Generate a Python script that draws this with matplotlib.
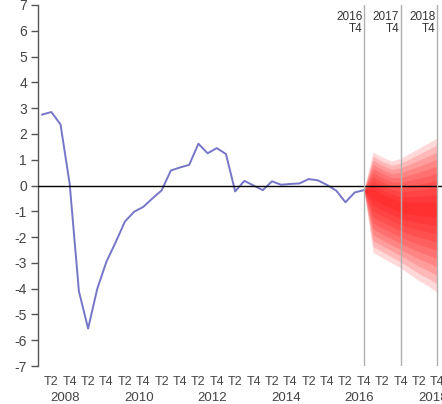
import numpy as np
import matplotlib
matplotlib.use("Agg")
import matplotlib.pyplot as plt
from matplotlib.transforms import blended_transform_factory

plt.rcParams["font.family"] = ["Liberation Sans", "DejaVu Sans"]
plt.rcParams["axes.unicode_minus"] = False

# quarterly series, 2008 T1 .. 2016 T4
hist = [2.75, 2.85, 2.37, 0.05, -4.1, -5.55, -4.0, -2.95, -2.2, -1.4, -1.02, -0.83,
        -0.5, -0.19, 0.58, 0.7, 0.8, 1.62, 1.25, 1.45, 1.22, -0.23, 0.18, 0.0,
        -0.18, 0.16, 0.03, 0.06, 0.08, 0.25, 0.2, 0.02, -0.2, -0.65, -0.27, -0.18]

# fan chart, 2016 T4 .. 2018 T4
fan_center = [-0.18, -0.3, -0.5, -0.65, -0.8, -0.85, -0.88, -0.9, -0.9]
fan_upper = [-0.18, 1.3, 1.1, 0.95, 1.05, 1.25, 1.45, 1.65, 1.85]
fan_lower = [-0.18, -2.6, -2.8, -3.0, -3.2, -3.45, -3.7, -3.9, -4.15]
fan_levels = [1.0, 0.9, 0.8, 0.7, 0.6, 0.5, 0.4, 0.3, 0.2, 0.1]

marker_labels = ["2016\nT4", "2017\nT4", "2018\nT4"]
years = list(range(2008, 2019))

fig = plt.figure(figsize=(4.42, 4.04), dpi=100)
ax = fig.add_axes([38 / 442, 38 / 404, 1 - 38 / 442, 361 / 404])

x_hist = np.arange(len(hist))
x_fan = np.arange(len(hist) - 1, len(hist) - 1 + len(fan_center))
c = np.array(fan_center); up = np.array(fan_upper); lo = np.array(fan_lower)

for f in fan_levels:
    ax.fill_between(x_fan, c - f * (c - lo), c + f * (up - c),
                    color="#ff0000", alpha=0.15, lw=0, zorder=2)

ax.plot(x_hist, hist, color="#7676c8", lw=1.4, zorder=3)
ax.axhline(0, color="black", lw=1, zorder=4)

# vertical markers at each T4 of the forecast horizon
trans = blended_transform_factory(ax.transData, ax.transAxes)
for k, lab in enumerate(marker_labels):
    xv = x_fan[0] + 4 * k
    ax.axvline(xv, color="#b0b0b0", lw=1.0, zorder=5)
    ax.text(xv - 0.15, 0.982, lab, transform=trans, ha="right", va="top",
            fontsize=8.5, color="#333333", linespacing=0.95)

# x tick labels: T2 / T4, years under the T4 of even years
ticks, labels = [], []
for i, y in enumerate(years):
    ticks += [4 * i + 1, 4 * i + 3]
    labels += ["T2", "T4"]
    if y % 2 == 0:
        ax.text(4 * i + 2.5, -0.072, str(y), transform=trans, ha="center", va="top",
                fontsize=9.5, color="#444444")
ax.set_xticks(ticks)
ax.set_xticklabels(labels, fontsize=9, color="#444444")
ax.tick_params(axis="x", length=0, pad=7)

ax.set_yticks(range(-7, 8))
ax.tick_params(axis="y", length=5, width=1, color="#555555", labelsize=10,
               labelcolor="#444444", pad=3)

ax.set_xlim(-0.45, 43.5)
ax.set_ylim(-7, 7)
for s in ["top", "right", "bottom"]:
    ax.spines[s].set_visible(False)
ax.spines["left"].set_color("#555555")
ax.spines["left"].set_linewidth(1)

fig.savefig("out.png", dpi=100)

··········

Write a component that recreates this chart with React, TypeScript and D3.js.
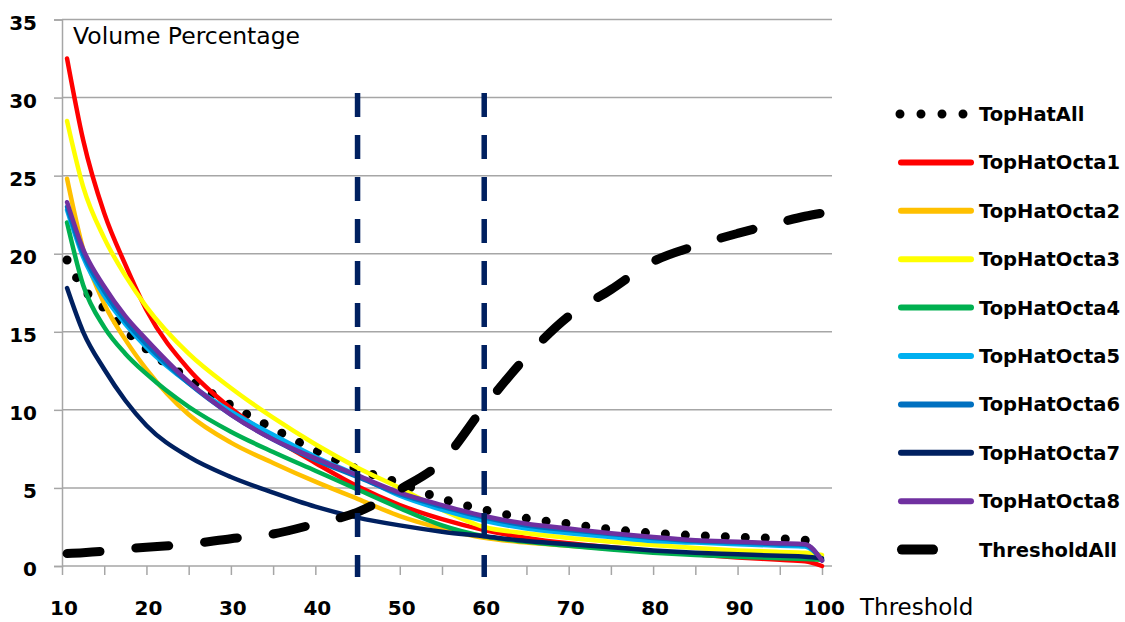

··········

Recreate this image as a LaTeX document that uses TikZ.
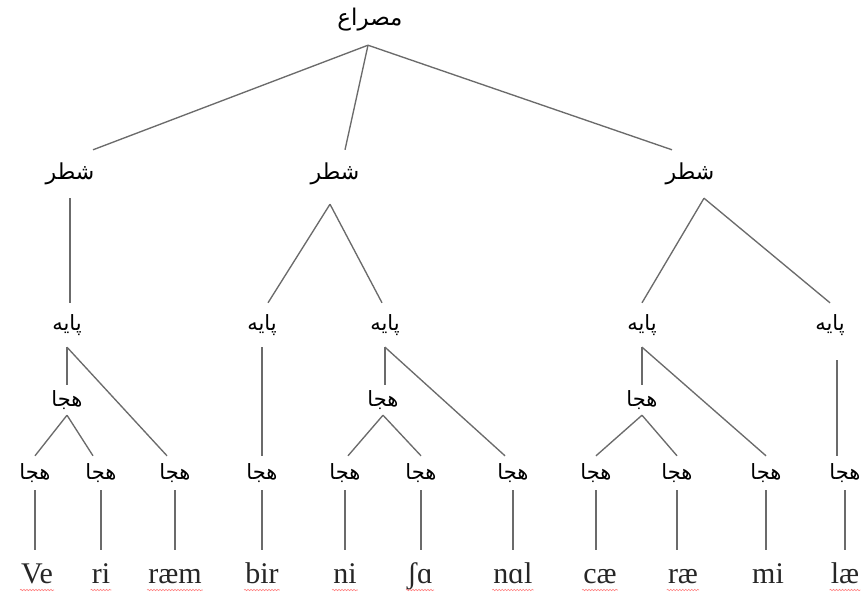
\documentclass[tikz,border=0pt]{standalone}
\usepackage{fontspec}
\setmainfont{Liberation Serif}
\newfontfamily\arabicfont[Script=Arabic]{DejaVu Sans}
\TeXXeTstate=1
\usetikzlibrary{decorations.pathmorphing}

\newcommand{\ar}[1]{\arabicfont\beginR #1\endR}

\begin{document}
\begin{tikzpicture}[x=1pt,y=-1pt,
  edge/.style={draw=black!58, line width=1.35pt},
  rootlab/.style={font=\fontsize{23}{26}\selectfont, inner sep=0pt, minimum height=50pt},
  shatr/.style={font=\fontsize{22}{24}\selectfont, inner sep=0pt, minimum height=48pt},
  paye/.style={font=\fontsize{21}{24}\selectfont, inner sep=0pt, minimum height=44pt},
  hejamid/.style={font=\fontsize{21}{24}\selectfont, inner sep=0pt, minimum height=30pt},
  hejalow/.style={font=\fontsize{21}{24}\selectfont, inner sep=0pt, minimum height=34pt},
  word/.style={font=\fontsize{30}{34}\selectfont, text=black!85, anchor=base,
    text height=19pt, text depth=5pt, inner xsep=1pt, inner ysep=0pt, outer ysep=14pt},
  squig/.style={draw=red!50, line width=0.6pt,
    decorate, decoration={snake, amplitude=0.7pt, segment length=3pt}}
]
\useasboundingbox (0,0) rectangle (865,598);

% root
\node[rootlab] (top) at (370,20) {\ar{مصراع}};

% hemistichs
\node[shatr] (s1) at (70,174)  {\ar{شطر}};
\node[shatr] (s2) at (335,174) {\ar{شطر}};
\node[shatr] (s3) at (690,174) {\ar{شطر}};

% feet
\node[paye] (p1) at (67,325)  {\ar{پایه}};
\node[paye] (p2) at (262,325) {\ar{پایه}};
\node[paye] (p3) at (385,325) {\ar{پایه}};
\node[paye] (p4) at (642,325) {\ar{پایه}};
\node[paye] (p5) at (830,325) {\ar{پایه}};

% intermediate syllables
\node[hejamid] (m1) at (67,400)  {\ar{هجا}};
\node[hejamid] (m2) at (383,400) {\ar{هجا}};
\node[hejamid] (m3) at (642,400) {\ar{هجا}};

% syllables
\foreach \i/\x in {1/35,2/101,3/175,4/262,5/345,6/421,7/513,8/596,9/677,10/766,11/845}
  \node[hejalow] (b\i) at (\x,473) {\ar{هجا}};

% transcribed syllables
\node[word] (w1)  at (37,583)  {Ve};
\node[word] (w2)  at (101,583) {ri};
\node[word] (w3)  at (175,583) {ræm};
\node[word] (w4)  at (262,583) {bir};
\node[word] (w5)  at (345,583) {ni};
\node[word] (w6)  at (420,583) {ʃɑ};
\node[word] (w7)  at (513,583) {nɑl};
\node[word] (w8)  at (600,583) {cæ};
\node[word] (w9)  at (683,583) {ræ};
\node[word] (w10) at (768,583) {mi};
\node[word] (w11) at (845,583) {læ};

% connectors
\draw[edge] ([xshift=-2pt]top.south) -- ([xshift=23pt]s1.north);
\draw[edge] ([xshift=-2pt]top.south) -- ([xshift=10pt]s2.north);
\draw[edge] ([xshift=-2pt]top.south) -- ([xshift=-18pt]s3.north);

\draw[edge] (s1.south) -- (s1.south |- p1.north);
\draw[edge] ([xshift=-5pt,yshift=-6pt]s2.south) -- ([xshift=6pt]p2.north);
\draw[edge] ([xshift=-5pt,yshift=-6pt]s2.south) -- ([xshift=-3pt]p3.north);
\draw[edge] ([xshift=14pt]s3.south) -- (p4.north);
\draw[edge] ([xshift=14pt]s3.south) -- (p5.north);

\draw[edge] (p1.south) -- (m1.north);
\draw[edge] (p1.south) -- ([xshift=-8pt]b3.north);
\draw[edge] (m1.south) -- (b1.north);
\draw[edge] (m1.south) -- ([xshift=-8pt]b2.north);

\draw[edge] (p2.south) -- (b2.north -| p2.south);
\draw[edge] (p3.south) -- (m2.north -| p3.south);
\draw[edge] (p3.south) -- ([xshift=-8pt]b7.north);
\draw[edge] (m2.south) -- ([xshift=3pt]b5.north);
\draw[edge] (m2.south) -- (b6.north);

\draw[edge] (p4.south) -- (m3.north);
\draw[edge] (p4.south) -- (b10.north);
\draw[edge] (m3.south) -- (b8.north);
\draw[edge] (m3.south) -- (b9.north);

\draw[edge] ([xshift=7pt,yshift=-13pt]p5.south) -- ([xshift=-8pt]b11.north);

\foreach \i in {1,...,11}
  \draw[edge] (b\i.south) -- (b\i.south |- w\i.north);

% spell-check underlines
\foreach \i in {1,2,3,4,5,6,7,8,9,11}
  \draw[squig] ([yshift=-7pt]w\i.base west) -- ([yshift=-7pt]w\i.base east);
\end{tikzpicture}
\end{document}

··········

## The task
Using the data above, print only the lines starting at the one with "Generate a Python" and ending at the one with "-0.65, -0.27, -0.18]", exactly as they stand, minus the pictures.

## Expected answer
Generate a Python script that draws this with matplotlib.
import numpy as np
import matplotlib
matplotlib.use("Agg")
import matplotlib.pyplot as plt
from matplotlib.transforms import blended_transform_factory

plt.rcParams["font.family"] = ["Liberation Sans", "DejaVu Sans"]
plt.rcParams["axes.unicode_minus"] = False

# quarterly series, 2008 T1 .. 2016 T4
hist = [2.75, 2.85, 2.37, 0.05, -4.1, -5.55, -4.0, -2.95, -2.2, -1.4, -1.02, -0.83,
        -0.5, -0.19, 0.58, 0.7, 0.8, 1.62, 1.25, 1.45, 1.22, -0.23, 0.18, 0.0,
        -0.18, 0.16, 0.03, 0.06, 0.08, 0.25, 0.2, 0.02, -0.2, -0.65, -0.27, -0.18]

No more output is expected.